What's the best or an efficient method for subtracting a bounding box from another bounding box (I.e. Creating n bounding boxes from a bounding box Boolean subtraction)?
Ideally the resulting bounding boxes are as square as possible so that there are limited 'shard' (I.e. 1width, 1height, 100depth).
This question is quite old, but since I did it, I'll answer it.
Think of two extents (bounding boxes) first as concentric squares. We are subtracting the inner one from the outer.
A----------------------------------B
| |
| A----------------------B |
| | | |
| | | |
| D----------------------C |
| |
D----------------------------------C
Then you are going to end up with 8 boxes.

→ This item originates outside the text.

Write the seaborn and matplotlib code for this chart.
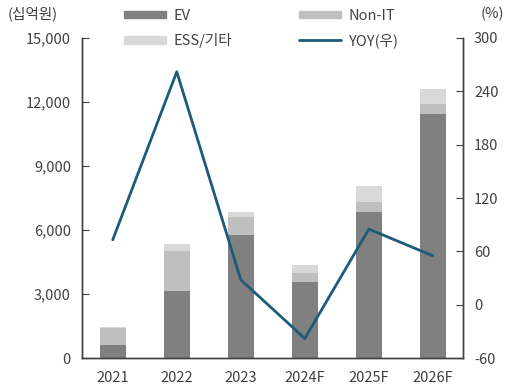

A----------------------------------B
| 1 | 2 | 3 |
|----------------------------------|
| | | 4 |
| 8 | | |
|----------------------------------|
| 7 | 6 | 5 |
D----------------------------------C
So, the trick is to make the squares. Most graphics libraries have code to deal with 'extents'. I'll use OpenLayers in Javascript for an example. The idea is that you make extents (bounding boxes) by drawing a diagonal from each pair of points and get its bounding box, then cascade down using the points of some previously made bounding boxes. The code below should be self explanatory. We are subtracting extent e2, which is pictured as the inner extent, from extent e1, which is pictured as the outer extent:
var b1 = ol.extent.boundingExtent([ol.extent.getTopLeft(e1), ol.extent.getTopLeft(e2)]);
var b2 = ol.extent.boundingExtent([ol.extent.getBottomLeft(b1), ol.extent.getBottomLeft(e2)]);
var b3 = ol.extent.boundingExtent([ol.extent.getBottomLeft(e1), ol.extent.getBottomLeft(e2)]);
var b4 = ol.extent.boundingExtent([ol.extent.getBottomLeft(b3), ol.extent.getBottomRight(e2)]);
var b5 = ol.extent.boundingExtent([ol.extent.getBottomRight(e1), ol.extent.getBottomRight(e2)]);
var b6 = ol.extent.boundingExtent([ol.extent.getBottomRight(b5), ol.extent.getTopRight(e2)]);
var b7 = ol.extent.boundingExtent([ol.extent.getTopRight(e1), ol.extent.getTopRight(e2)]);
var b8 = ol.extent.boundingExtent([ol.extent.getTopLeft(e1), ol.extent.getTopLeft(b7)]);
For instance, notice how we use a coordinate from bounding box b1 to make b2, b3 to make b4, etc.
Now we know that the extents may not be not concentric. Some boxes may be outside of our answer. However, one cool condition to notice is that if a corner of the subtracting extent (e2) is inside the base extent (e1) then we need the three of its connected boxes. So, if the top left of e2 is in e1, then we need b1, b2, and b8. Similarly, if the bottom left corner of e2 is in e1, then we need b6, b7, and b8. You might notice some duplicates there such as b8, but we'll filter those out later. So, let's collect our results.
var results = [];
if (ol.extent.containsCoordinate(e1, ol.extent.getTopLeft(e2))) {
results.push(b1, b2, b3);
}
if (ol.extent.containsCoordinate(e1, ol.extent.getTopRight(e2))) {
results.push(b8, b7, b6);
}
if (ol.extent.containsCoordinate(e1, ol.extent.getBottomRight(e2))) {
results.push(b6, b5, b4);
}
if (ol.extent.containsCoordinate(e1, ol.extent.getBottomLeft(e2))) {
results.push(b2, b3, b4);
}
Eliminate the duplicates, but also pay attention to the fact that, especially in the case where the extents share borders, some of those boxes will be "empty". Usually, you can figure that out with an extent related getArea() function. Below is a clever javascript way to filter out duplicate objects in an array since Array.indexOf uses '===' and returns only its first match. And, we only collect boxes that actually have an area.
results = results.filter(function(a,i,arr) {
return arr.indexOf(a) === i && ol.extent.getArea(a) > 0;
});
Caveats of use:
Notice that if the two initial bounding boxes do not intersect, an empty list will result. So, this method only works on extents that intersect. Graphics libraries usually have a boolean function for intersection of two extents.
For example, if you are looking to load a potential extent (e1) minus one you've already loaded (e2) and they do not intersect, you probably just want to load e1 straight up. Depends on your application.
Hope this answer is useful to someone!